Leaping into mainstream
While these better-for-you alternative snacks started out on the fringes of the snack category, as consumers have become more informed about their food, these items have begun making the jump to the mainstream snack aisle. “Healthy isn’t niche anymore,” Mr. Serieka said. “It’s become a way of life for many shoppers, and their numbers are growing.”
These healthy snackers, which often includes millennials, are looking for products with ingredients they can recognize, non-GMO, gluten-free and minimally processed. As millennials begin to overtake the general shopper demographic, the snacks that meet these needs become more and more prominent. In order to cross that chasm between niche and mainstream successfully, snack producers must carefully manage their message and building awareness.
When Beanitos first started out, Mr. Serieka explained that the company had a very specific talking point for its early adopters: health. Those purchasing the product were looking for healthier options to traditional potato chips, and the crunchy bean chip answered that. As the line became more mainstream, the message became more multi-dimensional to meet the needs of conventional shoppers — not just focused on health but also taste. “This is where many products fail because they don’t evolve their messaging and identity to new users,” he said.

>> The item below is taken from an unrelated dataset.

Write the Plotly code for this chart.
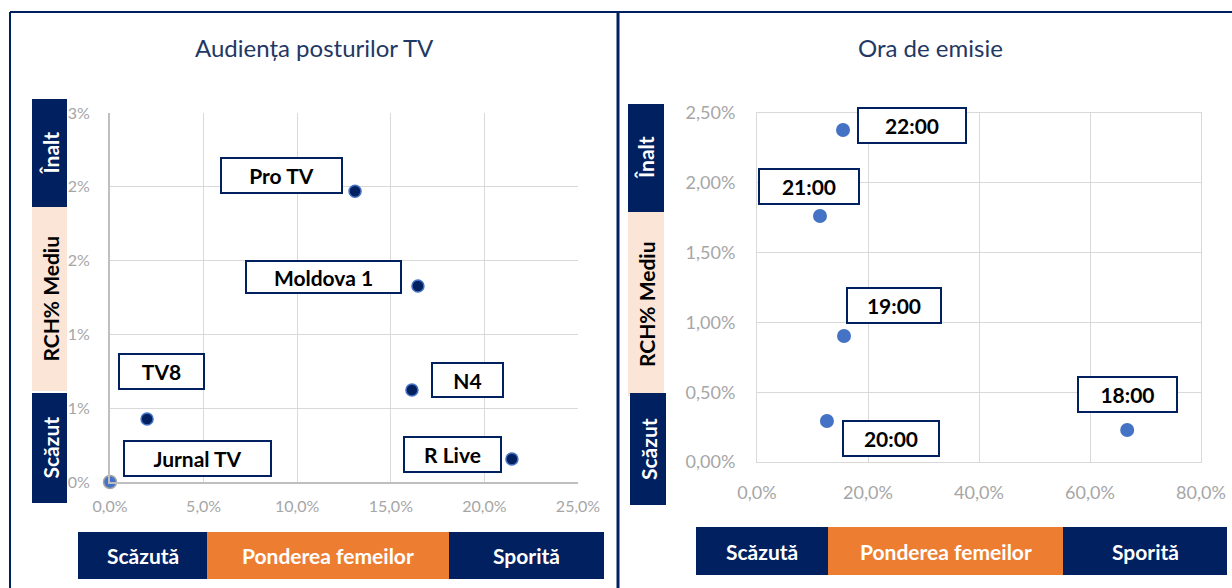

Mediterranean Snacks reached out to conventional snackers seriously with the launch of its Beanstalks snacks at this year’s Natural Products Expo West. While the products still resonate with the target consumer by being based in lentil ingredients, its three flavors — Cheddar, Sea Salt and BBQ — speak to mainstream snackers.
Evolving the snack’s message while remaining true to the loyal base is a delicate balance to maintain, but none of it matters if the product isn’t out there in front of the public. Building awareness and taking the next steps is something Bare Snacks has done from its roots at Pike’s Place in Seattle.
What started as a snack purchased at a farmers market moved up to the shelves of Whole Foods, then Costco, and this past year Safeway and Target stores took the brand national.
“Once you’re not just a tiny brand on the shelf at Whole Foods, it gives us another level of credibility and opens the door to the mainstream consumers in a way that natural grocers may not be able to do,” Ms. Genovese said.
Just as samples and coupons built these smaller brands in the beginning, being offered nationally at major retailers builds household penetration on a mainstream level. With that step, it’s hard to call a niche product niche anymore.